> **YOUR TASK**
Find the lines below that contain the string "recreates". Copy each one.
* * *
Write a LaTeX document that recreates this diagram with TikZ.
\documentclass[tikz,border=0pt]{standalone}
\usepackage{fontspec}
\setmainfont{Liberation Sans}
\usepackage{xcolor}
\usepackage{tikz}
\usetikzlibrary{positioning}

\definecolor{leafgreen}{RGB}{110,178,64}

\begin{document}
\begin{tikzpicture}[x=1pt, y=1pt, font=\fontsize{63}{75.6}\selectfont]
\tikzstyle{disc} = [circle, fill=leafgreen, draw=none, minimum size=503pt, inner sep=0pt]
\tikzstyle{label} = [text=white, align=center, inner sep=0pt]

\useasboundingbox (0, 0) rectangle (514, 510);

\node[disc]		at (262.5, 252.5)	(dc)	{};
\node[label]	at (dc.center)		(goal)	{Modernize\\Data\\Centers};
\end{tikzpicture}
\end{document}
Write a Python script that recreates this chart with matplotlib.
* * *
> **TASK RESPONSE**
Write a LaTeX document that recreates this diagram with TikZ.
Write a Python script that recreates this chart with matplotlib.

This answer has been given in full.